I'm trying to write some numerical code that can work with either scalars or vectors (in this case it's the D and DV types respectively, from DiffSharp). Sometimes I want to be able to use either so I've defined a discriminated union for them:

type IBroadcastable =
    | Scalar of D
    | Vect of DV

A lot of operators are already overloaded for both of these types, so to use them on IBroadcastable I write add code like this to the union:

static member Exp x = 
    match x with
        | Scalar x -> Scalar (exp x)
        | Vect x -> Vect (exp x)

This seems very redundant. Is there any way I can use the operator on the union without having to write a new overload for it? Or I should I be using a different pattern (i.e. not a discriminated union)? An example of what I want to use this type for:

let ll (y: IBroadcastable) (theta: IBroadcastable) = y*theta-(exp theta)

The * and - will have more complicated behaviour (array broadcasting), which it makes sense to have to describe myself, but the exp operator is simple, as above. This needs to be a function since I want to be able to partially apply the y argument, get the gradient with DiffSharp, and maximise it with respect to the theta argument.

3
f#operator-overloadingdiscriminated-union
I don't see why you need the union at all. What does it give you compared with just using the operator on D or DV, whichever one you happen to have on hand at the moment? - Fyodor Soikin
@FyodorSoikin I'm trying to write a function where one argument could be either of the types, and it seemed like a union was the usual way to do that. Note: I'm a fairly new F# programmer, if that wasn't clear. - Christiaan Swanepoel
How would you use that function? And how would it be implemented? And why couldn't you use the implementation in place of the function? - Fyodor Soikin
I've realised the proper way to overload the exp operator is by adding a static member to the union so I'll updated the question. - Christiaan Swanepoel
@FyodorSoikin I've added an example. - Christiaan Swanepoel

3 Answers

2
votes

Fundamentally, since you're defining an abstraction, you need to define your operations in terms of that abstraction. That's a cost that has to be offset by the convenience it affords you elsewhere in your code.

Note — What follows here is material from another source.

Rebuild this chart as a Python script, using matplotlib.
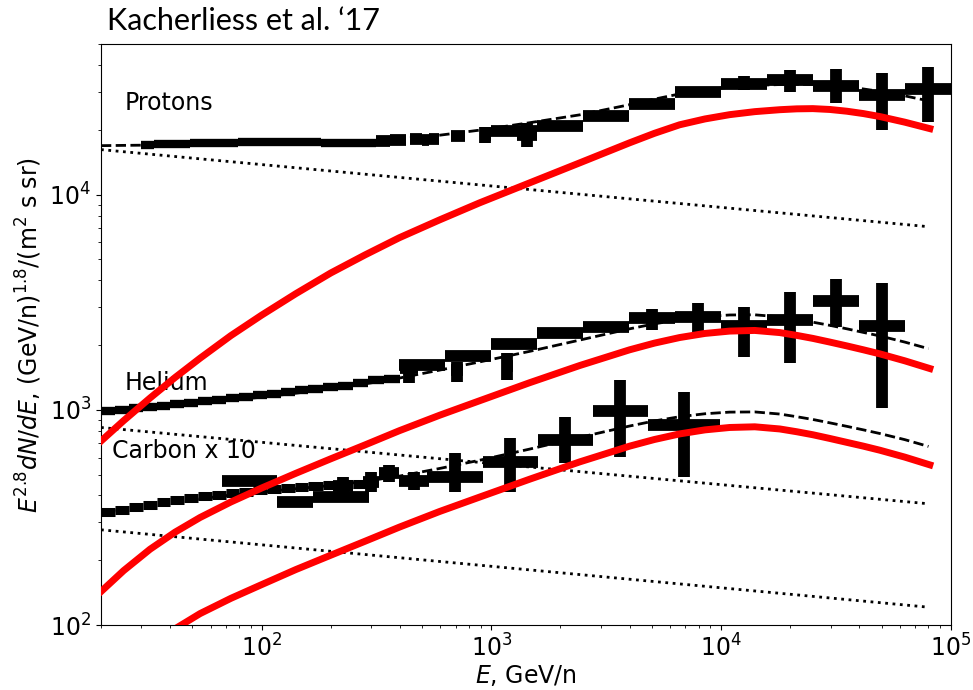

What you may be wondering is if F# will let you cut on the boilerplate in your particular case. Apart from using the function keyword, not really, because both branches are really doing different things: the type of the bound variable x is different, and you're wrapping them in different union cases. If you were really doing the same thing, you could write it as such, for example:

type DU =
| A of float * float
| B of float * string
with
    static member Exp = function
        | A (b, _)
        | B (b, _) -> exp b // only write the logic once
2
votes

Your sample function ll is actually even more generic - it can work on anything that supports the operations it uses, even things that are not D or DV. If you define it using inline, then you will be able to call the function on both:

let inline ll y theta = y*theta-(exp theta)

The inline modifier lets F# use static member constraints, which can be satisfied by the required members when calling the function (unlike with normal generic functions that have to be compiled using what .NET runtime provides).

I expect this will not work for all your code, because you will need some operations that are specific to D and DV, but do not have generic F# function such as exp. You can actually access those using static member constraints, though this gets a bit hairy.

Assuming D and DV values both have a member Foo returning string, you can write:

let inline foo (x:^T) = 
  (^T : (member Foo : string) x)

let inline ll y theta = y*theta-(exp theta)+foo y
1
votes

You can cut down on the boilerplate by doing something like this:

type IBroadcastable =
| Scalar of D
| Vect of DV

let inline private lift s v = function
| Scalar d -> Scalar (s d)
| Vect dv -> Vect (v dv)

type IBroadcastable with
    static member Exp b = lift exp exp b
    static member Cos b = lift cos cos b
    ...

and if you want to support binary operators, you can define a corresponding lift2 - but carefully consider whether it makes sense for the first argument to a binary operator to be a Scalar value and the second to be a Vect (or vice versa) - if not, then your discriminated union might not be an appropriate abstraction.